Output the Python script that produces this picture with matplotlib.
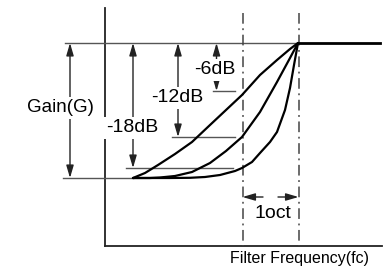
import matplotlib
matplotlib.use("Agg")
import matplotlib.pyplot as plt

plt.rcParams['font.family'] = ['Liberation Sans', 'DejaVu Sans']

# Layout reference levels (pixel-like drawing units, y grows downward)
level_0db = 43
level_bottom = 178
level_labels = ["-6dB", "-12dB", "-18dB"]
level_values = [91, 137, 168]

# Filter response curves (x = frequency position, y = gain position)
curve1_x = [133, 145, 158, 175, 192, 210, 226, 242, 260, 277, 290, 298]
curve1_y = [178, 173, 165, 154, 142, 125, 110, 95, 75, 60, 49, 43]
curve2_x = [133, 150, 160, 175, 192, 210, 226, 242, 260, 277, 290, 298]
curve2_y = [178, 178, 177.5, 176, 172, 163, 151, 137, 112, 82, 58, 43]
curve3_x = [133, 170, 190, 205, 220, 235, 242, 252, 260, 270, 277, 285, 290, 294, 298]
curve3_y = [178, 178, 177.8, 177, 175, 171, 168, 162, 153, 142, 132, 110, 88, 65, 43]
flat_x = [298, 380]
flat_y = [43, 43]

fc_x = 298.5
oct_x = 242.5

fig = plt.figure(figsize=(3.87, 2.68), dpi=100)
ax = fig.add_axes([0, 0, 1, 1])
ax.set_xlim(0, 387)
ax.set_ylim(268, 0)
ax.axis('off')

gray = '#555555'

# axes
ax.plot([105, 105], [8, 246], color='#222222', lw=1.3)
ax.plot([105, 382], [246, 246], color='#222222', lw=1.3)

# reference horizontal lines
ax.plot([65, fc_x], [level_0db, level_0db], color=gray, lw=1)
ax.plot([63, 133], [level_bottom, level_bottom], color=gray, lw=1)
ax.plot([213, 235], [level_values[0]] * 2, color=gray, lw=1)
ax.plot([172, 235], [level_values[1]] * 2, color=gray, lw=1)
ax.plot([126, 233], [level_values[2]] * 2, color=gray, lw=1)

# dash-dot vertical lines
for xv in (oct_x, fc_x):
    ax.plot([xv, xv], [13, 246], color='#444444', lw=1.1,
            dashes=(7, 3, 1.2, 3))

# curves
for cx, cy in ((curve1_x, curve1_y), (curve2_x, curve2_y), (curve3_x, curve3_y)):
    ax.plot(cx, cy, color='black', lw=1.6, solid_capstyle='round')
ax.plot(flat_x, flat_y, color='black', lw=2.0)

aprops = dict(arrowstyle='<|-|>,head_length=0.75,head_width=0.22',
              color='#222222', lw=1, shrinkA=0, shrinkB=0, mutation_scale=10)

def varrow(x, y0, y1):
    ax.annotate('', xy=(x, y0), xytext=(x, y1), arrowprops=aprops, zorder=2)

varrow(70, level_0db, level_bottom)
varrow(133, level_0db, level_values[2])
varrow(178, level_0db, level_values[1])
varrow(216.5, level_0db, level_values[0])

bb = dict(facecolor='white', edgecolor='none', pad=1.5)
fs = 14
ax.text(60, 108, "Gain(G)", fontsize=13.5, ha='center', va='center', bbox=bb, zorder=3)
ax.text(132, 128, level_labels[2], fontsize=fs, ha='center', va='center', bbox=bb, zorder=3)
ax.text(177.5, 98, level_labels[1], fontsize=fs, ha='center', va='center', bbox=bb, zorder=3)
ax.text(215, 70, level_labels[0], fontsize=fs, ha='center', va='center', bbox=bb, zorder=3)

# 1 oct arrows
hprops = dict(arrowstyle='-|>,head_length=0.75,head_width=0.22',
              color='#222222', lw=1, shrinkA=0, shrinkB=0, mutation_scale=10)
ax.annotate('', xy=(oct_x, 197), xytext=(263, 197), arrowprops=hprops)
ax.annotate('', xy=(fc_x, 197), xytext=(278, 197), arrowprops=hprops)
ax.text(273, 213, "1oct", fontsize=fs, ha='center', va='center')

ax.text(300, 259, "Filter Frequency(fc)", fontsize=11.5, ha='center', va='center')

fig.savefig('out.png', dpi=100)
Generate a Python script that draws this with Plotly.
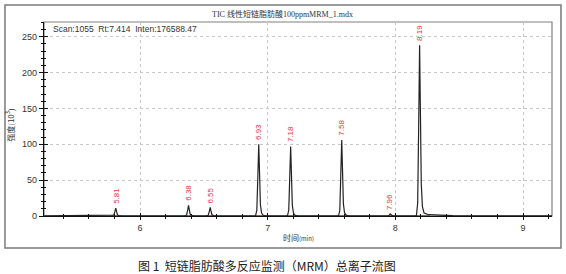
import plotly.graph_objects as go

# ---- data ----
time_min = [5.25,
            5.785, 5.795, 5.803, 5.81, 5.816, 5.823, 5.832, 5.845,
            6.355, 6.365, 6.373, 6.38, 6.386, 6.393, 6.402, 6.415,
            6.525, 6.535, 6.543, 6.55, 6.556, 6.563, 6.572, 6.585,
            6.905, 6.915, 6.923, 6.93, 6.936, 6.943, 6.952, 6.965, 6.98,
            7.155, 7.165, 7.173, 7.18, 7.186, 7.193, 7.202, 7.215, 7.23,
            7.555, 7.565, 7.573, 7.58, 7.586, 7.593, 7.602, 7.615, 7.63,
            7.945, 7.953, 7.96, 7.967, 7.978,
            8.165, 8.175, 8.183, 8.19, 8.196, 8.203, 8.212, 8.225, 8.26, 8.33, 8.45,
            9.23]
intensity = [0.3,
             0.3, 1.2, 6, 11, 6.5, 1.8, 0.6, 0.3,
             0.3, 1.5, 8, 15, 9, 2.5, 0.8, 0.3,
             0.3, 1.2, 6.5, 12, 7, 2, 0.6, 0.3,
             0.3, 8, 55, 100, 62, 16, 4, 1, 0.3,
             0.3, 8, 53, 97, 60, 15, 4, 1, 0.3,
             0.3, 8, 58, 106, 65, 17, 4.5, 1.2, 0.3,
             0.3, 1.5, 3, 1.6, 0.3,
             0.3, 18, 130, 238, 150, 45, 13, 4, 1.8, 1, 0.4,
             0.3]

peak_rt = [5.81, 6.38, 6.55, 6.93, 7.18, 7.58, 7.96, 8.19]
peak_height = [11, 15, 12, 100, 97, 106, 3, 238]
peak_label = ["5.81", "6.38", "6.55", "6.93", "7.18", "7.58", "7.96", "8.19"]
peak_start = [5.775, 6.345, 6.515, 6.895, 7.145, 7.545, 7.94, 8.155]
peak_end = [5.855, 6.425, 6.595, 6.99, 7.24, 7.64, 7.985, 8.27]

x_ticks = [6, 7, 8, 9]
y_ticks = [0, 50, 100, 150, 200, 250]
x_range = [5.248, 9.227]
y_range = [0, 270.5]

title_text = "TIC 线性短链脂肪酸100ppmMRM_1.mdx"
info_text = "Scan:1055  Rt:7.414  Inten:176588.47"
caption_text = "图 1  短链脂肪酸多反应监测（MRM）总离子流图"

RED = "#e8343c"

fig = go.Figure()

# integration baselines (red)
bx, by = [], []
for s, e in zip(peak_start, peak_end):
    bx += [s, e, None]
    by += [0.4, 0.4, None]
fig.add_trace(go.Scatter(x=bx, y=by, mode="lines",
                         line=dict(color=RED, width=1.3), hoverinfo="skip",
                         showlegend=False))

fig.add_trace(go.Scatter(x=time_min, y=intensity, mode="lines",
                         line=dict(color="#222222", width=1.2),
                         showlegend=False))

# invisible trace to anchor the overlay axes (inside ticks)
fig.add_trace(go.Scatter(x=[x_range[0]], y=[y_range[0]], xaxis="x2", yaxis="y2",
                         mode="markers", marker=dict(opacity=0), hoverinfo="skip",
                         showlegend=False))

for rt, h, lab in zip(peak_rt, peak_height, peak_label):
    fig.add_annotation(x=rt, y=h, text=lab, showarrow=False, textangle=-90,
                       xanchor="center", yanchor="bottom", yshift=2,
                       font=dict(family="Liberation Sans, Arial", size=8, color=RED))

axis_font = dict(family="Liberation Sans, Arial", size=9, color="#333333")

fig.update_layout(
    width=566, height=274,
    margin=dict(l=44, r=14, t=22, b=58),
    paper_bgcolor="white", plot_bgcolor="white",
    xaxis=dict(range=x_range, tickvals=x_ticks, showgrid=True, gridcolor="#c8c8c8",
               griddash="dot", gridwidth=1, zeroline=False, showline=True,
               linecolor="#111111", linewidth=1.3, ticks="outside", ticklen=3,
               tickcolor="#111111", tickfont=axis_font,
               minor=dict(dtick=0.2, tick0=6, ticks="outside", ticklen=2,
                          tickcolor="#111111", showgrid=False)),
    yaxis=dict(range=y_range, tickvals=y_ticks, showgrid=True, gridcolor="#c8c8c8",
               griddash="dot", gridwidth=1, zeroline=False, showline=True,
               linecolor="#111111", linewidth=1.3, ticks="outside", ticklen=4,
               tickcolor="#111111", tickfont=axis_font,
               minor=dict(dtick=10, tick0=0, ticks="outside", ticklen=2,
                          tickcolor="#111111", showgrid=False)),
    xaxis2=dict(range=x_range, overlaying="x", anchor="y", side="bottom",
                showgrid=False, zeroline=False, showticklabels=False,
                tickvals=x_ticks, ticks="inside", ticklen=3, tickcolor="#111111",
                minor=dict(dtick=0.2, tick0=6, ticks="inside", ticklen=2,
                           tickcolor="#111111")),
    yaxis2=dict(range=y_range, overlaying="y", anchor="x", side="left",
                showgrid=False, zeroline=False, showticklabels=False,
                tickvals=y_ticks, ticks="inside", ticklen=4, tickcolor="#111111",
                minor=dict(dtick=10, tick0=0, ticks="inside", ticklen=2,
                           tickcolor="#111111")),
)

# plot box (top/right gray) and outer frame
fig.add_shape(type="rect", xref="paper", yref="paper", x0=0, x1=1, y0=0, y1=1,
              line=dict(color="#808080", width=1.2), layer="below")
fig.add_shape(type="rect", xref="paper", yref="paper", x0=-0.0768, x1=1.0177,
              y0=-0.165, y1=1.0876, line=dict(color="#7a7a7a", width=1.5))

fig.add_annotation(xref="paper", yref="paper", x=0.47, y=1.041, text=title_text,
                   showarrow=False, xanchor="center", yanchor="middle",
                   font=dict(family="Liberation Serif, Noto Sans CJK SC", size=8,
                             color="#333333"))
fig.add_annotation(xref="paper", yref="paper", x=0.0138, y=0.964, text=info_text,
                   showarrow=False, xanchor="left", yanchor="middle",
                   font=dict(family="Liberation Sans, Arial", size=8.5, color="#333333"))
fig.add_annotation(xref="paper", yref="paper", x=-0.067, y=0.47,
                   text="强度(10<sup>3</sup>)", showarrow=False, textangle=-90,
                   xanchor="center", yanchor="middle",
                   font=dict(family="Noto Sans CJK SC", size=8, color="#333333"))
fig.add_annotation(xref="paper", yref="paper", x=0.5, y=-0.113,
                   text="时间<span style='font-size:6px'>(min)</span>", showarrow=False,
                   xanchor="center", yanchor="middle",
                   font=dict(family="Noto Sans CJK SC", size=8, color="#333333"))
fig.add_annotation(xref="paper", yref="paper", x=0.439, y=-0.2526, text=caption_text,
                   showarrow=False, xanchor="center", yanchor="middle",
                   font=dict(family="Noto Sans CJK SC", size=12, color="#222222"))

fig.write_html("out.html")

◇ ◇ ◇ ◇ ◇ ◇ ◇

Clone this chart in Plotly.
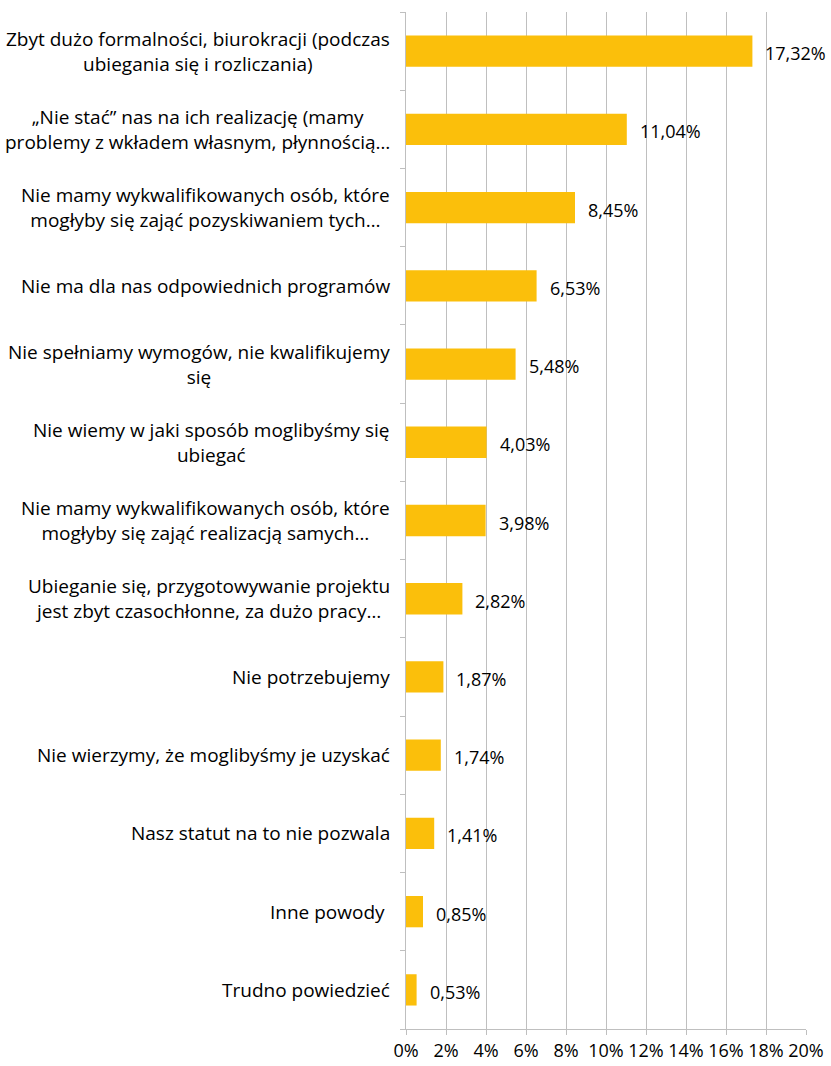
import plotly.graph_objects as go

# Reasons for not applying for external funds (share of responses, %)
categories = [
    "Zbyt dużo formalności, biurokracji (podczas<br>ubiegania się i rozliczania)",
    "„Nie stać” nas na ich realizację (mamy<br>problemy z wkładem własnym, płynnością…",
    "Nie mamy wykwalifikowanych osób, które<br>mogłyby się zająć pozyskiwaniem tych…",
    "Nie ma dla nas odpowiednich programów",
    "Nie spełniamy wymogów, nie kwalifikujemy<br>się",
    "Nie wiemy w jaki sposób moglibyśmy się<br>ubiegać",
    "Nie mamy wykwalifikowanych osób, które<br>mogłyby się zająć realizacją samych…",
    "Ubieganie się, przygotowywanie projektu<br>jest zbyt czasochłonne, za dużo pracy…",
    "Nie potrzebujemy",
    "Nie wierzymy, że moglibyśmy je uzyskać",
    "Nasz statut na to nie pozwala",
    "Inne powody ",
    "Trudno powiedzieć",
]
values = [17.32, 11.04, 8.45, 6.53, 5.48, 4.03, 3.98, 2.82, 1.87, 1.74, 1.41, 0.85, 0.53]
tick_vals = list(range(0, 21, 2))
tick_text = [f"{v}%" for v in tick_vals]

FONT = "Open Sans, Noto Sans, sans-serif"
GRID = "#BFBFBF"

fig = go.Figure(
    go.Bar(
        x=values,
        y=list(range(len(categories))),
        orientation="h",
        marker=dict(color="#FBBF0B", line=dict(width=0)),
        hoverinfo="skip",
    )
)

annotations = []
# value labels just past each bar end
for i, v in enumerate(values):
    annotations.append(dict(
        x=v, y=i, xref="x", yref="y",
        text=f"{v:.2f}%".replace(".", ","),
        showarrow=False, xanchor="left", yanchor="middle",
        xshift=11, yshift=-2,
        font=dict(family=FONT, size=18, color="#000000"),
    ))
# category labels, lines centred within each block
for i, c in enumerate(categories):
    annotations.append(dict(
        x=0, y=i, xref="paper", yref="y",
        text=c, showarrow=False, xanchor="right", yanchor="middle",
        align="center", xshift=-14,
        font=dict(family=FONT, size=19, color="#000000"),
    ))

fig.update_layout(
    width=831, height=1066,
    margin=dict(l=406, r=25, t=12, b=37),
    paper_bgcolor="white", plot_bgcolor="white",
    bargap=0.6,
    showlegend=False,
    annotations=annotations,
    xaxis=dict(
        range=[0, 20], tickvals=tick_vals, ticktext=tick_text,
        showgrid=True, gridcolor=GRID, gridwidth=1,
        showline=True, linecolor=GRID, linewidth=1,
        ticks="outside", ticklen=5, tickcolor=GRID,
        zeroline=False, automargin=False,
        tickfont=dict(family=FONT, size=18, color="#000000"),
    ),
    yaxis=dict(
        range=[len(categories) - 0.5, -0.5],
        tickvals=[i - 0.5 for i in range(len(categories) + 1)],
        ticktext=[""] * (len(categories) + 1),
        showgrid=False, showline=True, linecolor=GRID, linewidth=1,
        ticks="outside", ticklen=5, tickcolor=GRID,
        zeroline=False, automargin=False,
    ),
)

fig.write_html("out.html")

◇ ◇ ◇ ◇ ◇ ◇ ◇

* **YOUR INSTRUCTIONS**: All lines above from the one containing "Output the Python" through the one containing "plt.rcParams['font.family'] = ['Liberation" are to be quoted exactly, and only those; pictures are left out.

* **WRITTEN SOLUTION**:
Output the Python script that produces this picture with matplotlib.
import matplotlib
matplotlib.use("Agg")
import matplotlib.pyplot as plt

plt.rcParams['font.family'] = ['Liberation Sans', 'DejaVu Sans']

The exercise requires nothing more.